As discussed, becoming a board director can take your career trajectory to the next level, improving your strategic thinking and earning you consideration for a promotion.
One way to assess whether now is the right time for you to pursue a board position is to meet with your peers and mentors who are already on a board. This will help you understand their experiences and where they were at in their career when they joined. Most importantly, don’t assume that you aren’t qualified for a board. You have a unique skill set and perspective to contribute.
Despite the benefits of joining a board, there are two key potential drawbacks to keep in mind:
Legal liability. Directors handle sensitive and complex business matters that can potentially lead to lawsuits and litigation. However, it’s rare for a director to have to make any out-of-pocket payments.
Time and travel. Directors regularly convene as a board as well as in committee meetings. You must have flexibility in your schedule and be able to travel at a moment’s notice should a crisis arise.Plan to serve on a board for two to six years, says Kennedy. “Three years is a good rule of thumb to commit to board service,” she says. “Limiting time helps companies maintain a fresh vantage point.”
How does one join a board?
The process can be grueling and stressful at times, but if you establish a plan and understand the selection process, you will be poised and ready for the challenge.
Self-evaluate. Determine your strengths and character attributes that will bring value to a boardroom. Weave these qualities and anecdotes into a personal statement that will resonate with prospective boards. Remember that boards are just as interested
in your intangibles, such as your ability to collaborate and your emotional intelligence, as they are about your professional accomplishments.
Know the players. Boards typically hire headhunters to recruit new directors. Establish face time with these individuals so they can help you strengthen how you frame yourself to potential boards. These recruiters will be crucial to matching your skills with a company’s particular needs and preparing you for the interview process.

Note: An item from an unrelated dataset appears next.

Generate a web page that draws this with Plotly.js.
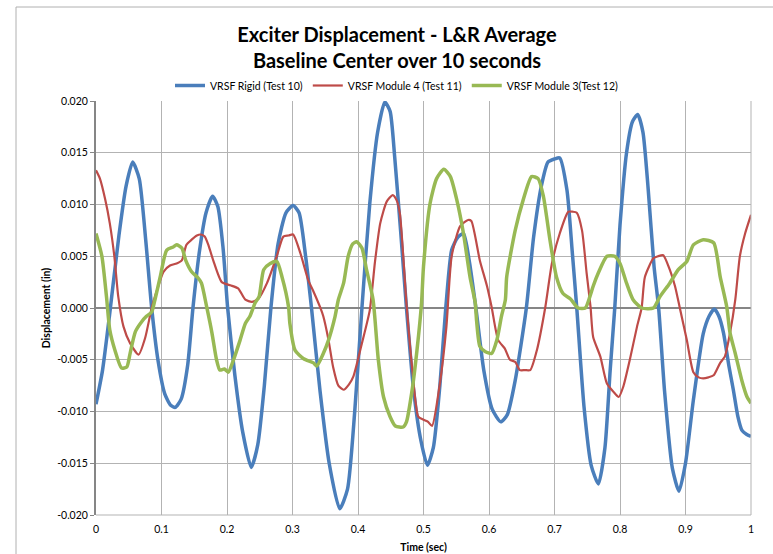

Engage your allies. Boards can feel clubby and intimidating to outsiders. Build a coalition of references who can speak on your behalf, including your CEO, colleagues, mentors and anyone else who can provide specific examples and insights into why you would be a successful board director.

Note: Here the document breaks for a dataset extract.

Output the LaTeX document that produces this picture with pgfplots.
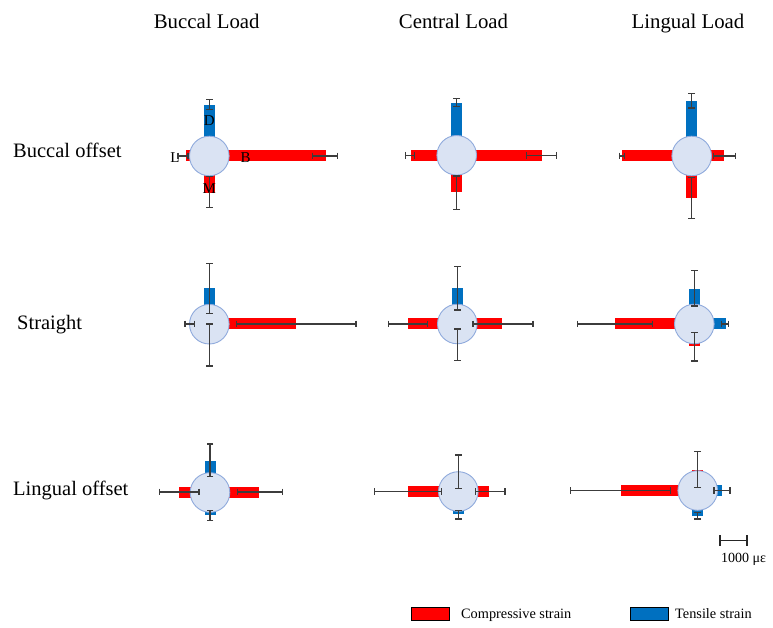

Widen the net. For your first board director seat, you don’t need to land at a Fortune 500 company. Smaller, private companies have boards, too; they are an excellent launch pad for first-time directors.
Prior to joining any board, do your research so you can make sure you are joining a board that’s functioning well. Informally check with your network about the other members of the board, especially the president. Your contacts can provide you with perspective on work styles and personality, which would be good to know before joining, says Kennedy.
Companies are responding to the reality that a successful board requires diversity among its directors. Companies that fail to recognize this will face mounting criticism from shareholders, consumers and employees. Amid this shift, if you are an accomplished woman executive, you may be positioned to immediately contribute your experience and insights to a board, and acquire the financial and experiential benefits that can take your career to unforeseen heights.